TO BE DONE → Reproduce the records that follow in full, excluding any picture they contain.

DATA ROWS →
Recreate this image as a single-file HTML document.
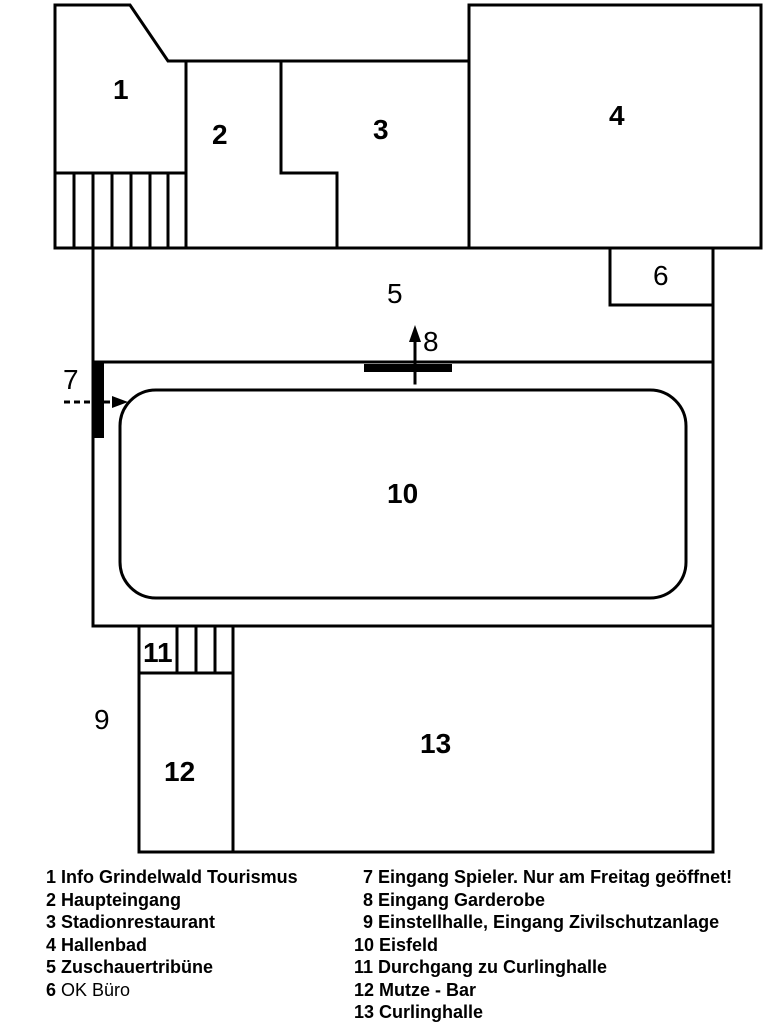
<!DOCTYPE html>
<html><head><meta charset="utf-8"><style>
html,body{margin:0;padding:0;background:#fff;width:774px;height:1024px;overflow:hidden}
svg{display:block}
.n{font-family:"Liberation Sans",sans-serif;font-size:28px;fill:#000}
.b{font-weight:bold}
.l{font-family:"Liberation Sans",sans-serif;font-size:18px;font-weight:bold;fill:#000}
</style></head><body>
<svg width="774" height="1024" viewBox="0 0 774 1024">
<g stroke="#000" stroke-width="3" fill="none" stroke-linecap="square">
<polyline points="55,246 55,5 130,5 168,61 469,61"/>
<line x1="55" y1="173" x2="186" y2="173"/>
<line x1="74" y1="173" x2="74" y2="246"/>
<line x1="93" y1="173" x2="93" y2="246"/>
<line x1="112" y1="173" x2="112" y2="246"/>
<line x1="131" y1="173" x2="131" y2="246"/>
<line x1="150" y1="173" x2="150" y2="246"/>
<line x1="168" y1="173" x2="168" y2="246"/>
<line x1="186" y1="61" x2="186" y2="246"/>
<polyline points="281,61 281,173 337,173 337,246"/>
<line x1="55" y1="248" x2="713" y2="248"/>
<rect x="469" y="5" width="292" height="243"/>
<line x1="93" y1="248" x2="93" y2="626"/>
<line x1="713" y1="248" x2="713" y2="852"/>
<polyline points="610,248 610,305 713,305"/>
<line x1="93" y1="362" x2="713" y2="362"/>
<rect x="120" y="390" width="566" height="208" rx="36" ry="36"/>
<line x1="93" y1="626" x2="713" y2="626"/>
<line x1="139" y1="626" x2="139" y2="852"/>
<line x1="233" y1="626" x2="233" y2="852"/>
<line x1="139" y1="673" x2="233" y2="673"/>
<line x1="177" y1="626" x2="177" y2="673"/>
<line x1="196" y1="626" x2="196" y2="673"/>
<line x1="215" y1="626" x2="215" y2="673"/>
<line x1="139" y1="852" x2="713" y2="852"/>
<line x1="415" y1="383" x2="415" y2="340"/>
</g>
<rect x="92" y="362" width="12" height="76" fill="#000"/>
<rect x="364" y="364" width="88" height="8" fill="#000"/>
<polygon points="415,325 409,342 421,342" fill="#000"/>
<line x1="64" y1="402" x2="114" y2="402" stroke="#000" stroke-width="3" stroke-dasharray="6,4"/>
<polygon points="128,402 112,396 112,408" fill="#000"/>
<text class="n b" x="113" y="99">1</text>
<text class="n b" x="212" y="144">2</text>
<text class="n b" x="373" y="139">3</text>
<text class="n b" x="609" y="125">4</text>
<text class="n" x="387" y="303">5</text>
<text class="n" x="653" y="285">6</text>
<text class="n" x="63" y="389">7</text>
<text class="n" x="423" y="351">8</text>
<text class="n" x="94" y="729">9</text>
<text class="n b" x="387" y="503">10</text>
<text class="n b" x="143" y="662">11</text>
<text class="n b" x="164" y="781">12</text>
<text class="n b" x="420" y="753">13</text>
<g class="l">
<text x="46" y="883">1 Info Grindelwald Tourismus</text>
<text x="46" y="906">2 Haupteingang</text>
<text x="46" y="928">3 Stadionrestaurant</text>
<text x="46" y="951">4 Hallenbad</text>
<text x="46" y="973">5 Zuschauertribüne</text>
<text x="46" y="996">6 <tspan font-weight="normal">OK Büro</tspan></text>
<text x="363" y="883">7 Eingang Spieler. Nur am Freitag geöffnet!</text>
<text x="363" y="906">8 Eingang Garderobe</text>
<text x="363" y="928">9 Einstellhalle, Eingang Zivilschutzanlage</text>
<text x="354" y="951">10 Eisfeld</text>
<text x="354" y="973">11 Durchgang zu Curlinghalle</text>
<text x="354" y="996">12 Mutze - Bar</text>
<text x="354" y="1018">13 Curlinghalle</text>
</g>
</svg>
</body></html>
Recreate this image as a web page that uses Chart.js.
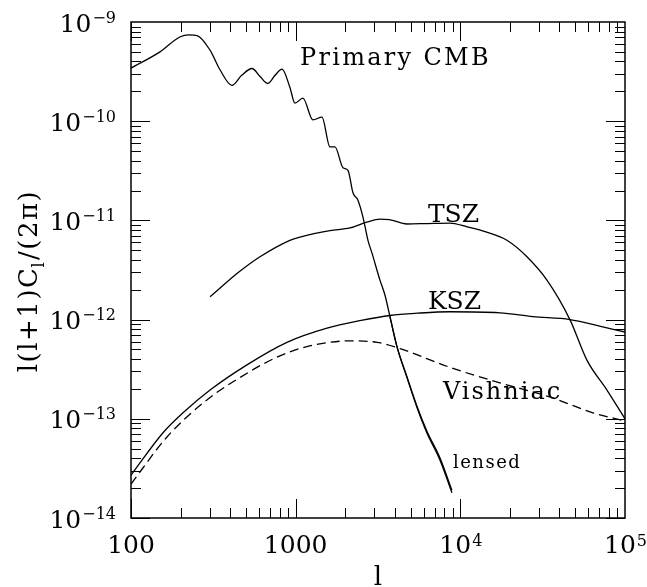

CORRECT OUTPUT →
Recreate this image as a single-file HTML document.
<!DOCTYPE html>
<html><head><meta charset="utf-8"><style>
html,body{margin:0;padding:0;background:#fff;width:774px;height:1024px;overflow:hidden}
svg{display:block}
.n{font-family:"Liberation Sans",sans-serif;font-size:28px;fill:#000}
.b{font-weight:bold}
.l{font-family:"Liberation Sans",sans-serif;font-size:18px;font-weight:bold;fill:#000}
</style></head><body>
<svg width="774" height="1024" viewBox="0 0 774 1024">
<g stroke="#000" stroke-width="3" fill="none" stroke-linecap="square">
<polyline points="55,246 55,5 130,5 168,61 469,61"/>
<line x1="55" y1="173" x2="186" y2="173"/>
<line x1="74" y1="173" x2="74" y2="246"/>
<line x1="93" y1="173" x2="93" y2="246"/>
<line x1="112" y1="173" x2="112" y2="246"/>
<line x1="131" y1="173" x2="131" y2="246"/>
<line x1="150" y1="173" x2="150" y2="246"/>
<line x1="168" y1="173" x2="168" y2="246"/>
<line x1="186" y1="61" x2="186" y2="246"/>
<polyline points="281,61 281,173 337,173 337,246"/>
<line x1="55" y1="248" x2="713" y2="248"/>
<rect x="469" y="5" width="292" height="243"/>
<line x1="93" y1="248" x2="93" y2="626"/>
<line x1="713" y1="248" x2="713" y2="852"/>
<polyline points="610,248 610,305 713,305"/>
<line x1="93" y1="362" x2="713" y2="362"/>
<rect x="120" y="390" width="566" height="208" rx="36" ry="36"/>
<line x1="93" y1="626" x2="713" y2="626"/>
<line x1="139" y1="626" x2="139" y2="852"/>
<line x1="233" y1="626" x2="233" y2="852"/>
<line x1="139" y1="673" x2="233" y2="673"/>
<line x1="177" y1="626" x2="177" y2="673"/>
<line x1="196" y1="626" x2="196" y2="673"/>
<line x1="215" y1="626" x2="215" y2="673"/>
<line x1="139" y1="852" x2="713" y2="852"/>
<line x1="415" y1="383" x2="415" y2="340"/>
</g>
<rect x="92" y="362" width="12" height="76" fill="#000"/>
<rect x="364" y="364" width="88" height="8" fill="#000"/>
<polygon points="415,325 409,342 421,342" fill="#000"/>
<line x1="64" y1="402" x2="114" y2="402" stroke="#000" stroke-width="3" stroke-dasharray="6,4"/>
<polygon points="128,402 112,396 112,408" fill="#000"/>
<text class="n b" x="113" y="99">1</text>
<text class="n b" x="212" y="144">2</text>
<text class="n b" x="373" y="139">3</text>
<text class="n b" x="609" y="125">4</text>
<text class="n" x="387" y="303">5</text>
<text class="n" x="653" y="285">6</text>
<text class="n" x="63" y="389">7</text>
<text class="n" x="423" y="351">8</text>
<text class="n" x="94" y="729">9</text>
<text class="n b" x="387" y="503">10</text>
<text class="n b" x="143" y="662">11</text>
<text class="n b" x="164" y="781">12</text>
<text class="n b" x="420" y="753">13</text>
<g class="l">
<text x="46" y="883">1 Info Grindelwald Tourismus</text>
<text x="46" y="906">2 Haupteingang</text>
<text x="46" y="928">3 Stadionrestaurant</text>
<text x="46" y="951">4 Hallenbad</text>
<text x="46" y="973">5 Zuschauertribüne</text>
<text x="46" y="996">6 <tspan font-weight="normal">OK Büro</tspan></text>
<text x="363" y="883">7 Eingang Spieler. Nur am Freitag geöffnet!</text>
<text x="363" y="906">8 Eingang Garderobe</text>
<text x="363" y="928">9 Einstellhalle, Eingang Zivilschutzanlage</text>
<text x="354" y="951">10 Eisfeld</text>
<text x="354" y="973">11 Durchgang zu Curlinghalle</text>
<text x="354" y="996">12 Mutze - Bar</text>
<text x="354" y="1018">13 Curlinghalle</text>
</g>
</svg>
</body></html>
Recreate this image as a web page that uses Chart.js.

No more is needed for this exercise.